■ **PROBLEM DETAILS**:
Everything from the first line of the data through the line with "const R_DOMAIN: [number, number]" is to be echoed exactly, minus the pictures.

____________

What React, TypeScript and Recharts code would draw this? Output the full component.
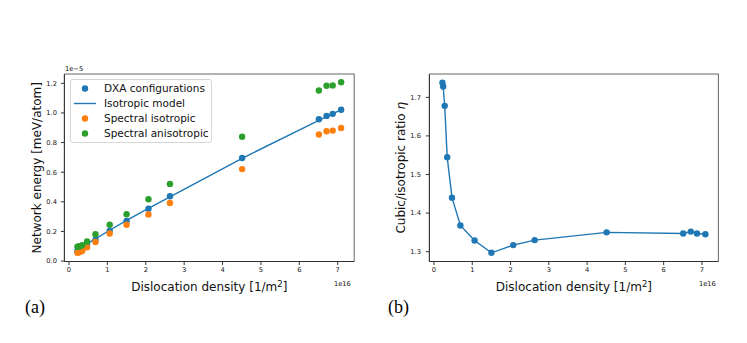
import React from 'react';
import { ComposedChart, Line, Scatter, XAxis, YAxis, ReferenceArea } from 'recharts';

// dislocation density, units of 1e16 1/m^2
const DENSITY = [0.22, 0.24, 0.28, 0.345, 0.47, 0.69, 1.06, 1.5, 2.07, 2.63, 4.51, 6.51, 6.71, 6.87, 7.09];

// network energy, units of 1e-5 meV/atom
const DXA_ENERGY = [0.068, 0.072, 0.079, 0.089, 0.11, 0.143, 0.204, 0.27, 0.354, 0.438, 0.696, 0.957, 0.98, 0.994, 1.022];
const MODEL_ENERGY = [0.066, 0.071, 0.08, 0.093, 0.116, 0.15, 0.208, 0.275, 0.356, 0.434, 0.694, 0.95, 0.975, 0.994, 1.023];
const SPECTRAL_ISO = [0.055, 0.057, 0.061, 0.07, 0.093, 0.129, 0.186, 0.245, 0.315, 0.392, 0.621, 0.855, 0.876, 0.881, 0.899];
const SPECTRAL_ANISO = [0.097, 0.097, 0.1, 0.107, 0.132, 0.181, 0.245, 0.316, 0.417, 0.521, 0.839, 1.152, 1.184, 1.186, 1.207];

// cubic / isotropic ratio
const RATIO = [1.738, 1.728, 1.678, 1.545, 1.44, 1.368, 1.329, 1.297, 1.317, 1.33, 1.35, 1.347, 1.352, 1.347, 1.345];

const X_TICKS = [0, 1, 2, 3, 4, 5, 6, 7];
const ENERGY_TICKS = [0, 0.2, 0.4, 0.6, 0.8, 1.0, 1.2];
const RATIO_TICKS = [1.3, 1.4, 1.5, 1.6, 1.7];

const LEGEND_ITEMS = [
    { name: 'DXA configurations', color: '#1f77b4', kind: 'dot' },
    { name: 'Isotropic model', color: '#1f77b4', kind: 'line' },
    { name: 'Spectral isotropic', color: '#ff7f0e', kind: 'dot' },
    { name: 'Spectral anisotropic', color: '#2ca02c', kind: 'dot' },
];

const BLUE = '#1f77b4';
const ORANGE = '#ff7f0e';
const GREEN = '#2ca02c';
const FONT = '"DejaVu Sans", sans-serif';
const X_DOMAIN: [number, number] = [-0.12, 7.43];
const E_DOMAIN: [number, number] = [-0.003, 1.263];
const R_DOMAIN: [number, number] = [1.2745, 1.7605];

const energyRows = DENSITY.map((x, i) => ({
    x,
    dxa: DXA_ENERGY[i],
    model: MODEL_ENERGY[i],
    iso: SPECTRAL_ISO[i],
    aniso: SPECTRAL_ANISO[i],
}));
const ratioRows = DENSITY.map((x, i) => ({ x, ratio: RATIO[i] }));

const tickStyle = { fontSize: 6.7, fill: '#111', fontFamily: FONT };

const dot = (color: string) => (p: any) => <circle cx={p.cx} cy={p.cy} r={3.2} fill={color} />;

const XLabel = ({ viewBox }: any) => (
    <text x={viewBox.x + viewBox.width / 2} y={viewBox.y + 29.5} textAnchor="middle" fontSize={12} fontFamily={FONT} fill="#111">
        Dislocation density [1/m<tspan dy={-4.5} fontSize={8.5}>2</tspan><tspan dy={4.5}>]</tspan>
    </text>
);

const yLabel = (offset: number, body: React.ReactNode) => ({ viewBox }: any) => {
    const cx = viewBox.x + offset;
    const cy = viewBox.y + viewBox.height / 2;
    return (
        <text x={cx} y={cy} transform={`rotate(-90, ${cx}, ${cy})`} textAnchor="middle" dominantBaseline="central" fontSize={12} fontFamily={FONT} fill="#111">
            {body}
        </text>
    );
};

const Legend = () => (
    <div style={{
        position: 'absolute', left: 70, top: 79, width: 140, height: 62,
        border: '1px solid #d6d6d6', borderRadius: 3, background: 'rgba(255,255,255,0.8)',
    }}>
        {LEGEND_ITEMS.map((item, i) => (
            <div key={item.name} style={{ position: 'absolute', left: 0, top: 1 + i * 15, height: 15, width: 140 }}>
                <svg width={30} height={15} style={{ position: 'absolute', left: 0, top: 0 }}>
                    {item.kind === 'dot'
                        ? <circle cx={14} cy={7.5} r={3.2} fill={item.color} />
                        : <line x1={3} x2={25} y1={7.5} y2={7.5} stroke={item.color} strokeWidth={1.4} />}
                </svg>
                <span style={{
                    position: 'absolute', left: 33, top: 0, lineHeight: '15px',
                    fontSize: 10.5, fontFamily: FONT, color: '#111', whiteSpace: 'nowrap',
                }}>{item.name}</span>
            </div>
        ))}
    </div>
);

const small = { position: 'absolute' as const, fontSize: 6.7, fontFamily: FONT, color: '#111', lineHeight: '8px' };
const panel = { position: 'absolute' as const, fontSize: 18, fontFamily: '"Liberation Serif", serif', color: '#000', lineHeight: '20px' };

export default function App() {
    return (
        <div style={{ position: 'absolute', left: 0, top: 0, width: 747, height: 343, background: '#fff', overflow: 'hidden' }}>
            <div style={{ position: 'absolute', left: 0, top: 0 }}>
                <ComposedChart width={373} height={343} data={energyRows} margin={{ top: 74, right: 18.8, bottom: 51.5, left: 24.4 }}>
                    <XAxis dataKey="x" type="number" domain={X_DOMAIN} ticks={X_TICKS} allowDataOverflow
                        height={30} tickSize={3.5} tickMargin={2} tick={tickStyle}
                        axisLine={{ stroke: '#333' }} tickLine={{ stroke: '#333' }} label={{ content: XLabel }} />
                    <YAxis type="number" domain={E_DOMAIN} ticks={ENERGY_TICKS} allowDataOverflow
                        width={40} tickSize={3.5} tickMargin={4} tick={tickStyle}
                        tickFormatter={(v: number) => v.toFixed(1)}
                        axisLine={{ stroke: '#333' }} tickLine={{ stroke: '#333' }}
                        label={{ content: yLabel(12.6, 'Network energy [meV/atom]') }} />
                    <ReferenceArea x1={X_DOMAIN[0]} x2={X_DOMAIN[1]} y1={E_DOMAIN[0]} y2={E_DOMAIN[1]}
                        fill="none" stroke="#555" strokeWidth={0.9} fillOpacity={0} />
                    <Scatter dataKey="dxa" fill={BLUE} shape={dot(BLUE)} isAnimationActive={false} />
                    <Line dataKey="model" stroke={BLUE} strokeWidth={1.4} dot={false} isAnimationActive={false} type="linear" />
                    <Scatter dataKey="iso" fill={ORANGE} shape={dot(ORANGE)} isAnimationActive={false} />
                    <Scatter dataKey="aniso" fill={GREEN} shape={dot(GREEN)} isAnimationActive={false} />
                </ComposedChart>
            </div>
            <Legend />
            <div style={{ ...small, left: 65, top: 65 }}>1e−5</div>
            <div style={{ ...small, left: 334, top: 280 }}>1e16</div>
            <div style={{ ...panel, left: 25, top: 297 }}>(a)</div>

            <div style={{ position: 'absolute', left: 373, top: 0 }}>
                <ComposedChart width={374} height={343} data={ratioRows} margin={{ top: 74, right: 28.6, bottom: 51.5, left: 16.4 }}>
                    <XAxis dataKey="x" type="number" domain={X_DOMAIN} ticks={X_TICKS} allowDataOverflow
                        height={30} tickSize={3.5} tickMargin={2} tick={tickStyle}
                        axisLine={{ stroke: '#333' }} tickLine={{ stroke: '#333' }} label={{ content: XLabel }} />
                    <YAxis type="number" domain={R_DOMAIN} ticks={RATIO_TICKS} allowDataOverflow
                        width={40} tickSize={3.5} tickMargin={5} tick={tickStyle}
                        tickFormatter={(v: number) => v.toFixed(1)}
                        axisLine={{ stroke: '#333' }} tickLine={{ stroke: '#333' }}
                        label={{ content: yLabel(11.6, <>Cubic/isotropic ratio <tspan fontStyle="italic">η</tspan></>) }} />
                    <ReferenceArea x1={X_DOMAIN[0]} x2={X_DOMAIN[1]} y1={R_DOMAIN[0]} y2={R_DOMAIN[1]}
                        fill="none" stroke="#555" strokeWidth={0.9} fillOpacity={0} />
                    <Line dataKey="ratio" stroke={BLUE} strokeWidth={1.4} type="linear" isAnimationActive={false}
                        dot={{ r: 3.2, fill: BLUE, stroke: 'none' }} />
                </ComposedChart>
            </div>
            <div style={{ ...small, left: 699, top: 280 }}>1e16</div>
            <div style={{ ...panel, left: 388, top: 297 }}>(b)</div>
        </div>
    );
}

____________

■ **REPLY TO THE TASK**:
What React, TypeScript and Recharts code would draw this? Output the full component.
import React from 'react';
import { ComposedChart, Line, Scatter, XAxis, YAxis, ReferenceArea } from 'recharts';

// dislocation density, units of 1e16 1/m^2
const DENSITY = [0.22, 0.24, 0.28, 0.345, 0.47, 0.69, 1.06, 1.5, 2.07, 2.63, 4.51, 6.51, 6.71, 6.87, 7.09];

// network energy, units of 1e-5 meV/atom
const DXA_ENERGY = [0.068, 0.072, 0.079, 0.089, 0.11, 0.143, 0.204, 0.27, 0.354, 0.438, 0.696, 0.957, 0.98, 0.994, 1.022];
const MODEL_ENERGY = [0.066, 0.071, 0.08, 0.093, 0.116, 0.15, 0.208, 0.275, 0.356, 0.434, 0.694, 0.95, 0.975, 0.994, 1.023];
const SPECTRAL_ISO = [0.055, 0.057, 0.061, 0.07, 0.093, 0.129, 0.186, 0.245, 0.315, 0.392, 0.621, 0.855, 0.876, 0.881, 0.899];
const SPECTRAL_ANISO = [0.097, 0.097, 0.1, 0.107, 0.132, 0.181, 0.245, 0.316, 0.417, 0.521, 0.839, 1.152, 1.184, 1.186, 1.207];

// cubic / isotropic ratio
const RATIO = [1.738, 1.728, 1.678, 1.545, 1.44, 1.368, 1.329, 1.297, 1.317, 1.33, 1.35, 1.347, 1.352, 1.347, 1.345];

const X_TICKS = [0, 1, 2, 3, 4, 5, 6, 7];
const ENERGY_TICKS = [0, 0.2, 0.4, 0.6, 0.8, 1.0, 1.2];
const RATIO_TICKS = [1.3, 1.4, 1.5, 1.6, 1.7];

const LEGEND_ITEMS = [
    { name: 'DXA configurations', color: '#1f77b4', kind: 'dot' },
    { name: 'Isotropic model', color: '#1f77b4', kind: 'line' },
    { name: 'Spectral isotropic', color: '#ff7f0e', kind: 'dot' },
    { name: 'Spectral anisotropic', color: '#2ca02c', kind: 'dot' },
];

const BLUE = '#1f77b4';
const ORANGE = '#ff7f0e';
const GREEN = '#2ca02c';
const FONT = '"DejaVu Sans", sans-serif';
const X_DOMAIN: [number, number] = [-0.12, 7.43];
const E_DOMAIN: [number, number] = [-0.003, 1.263];
const R_DOMAIN: [number, number] = [1.2745, 1.7605];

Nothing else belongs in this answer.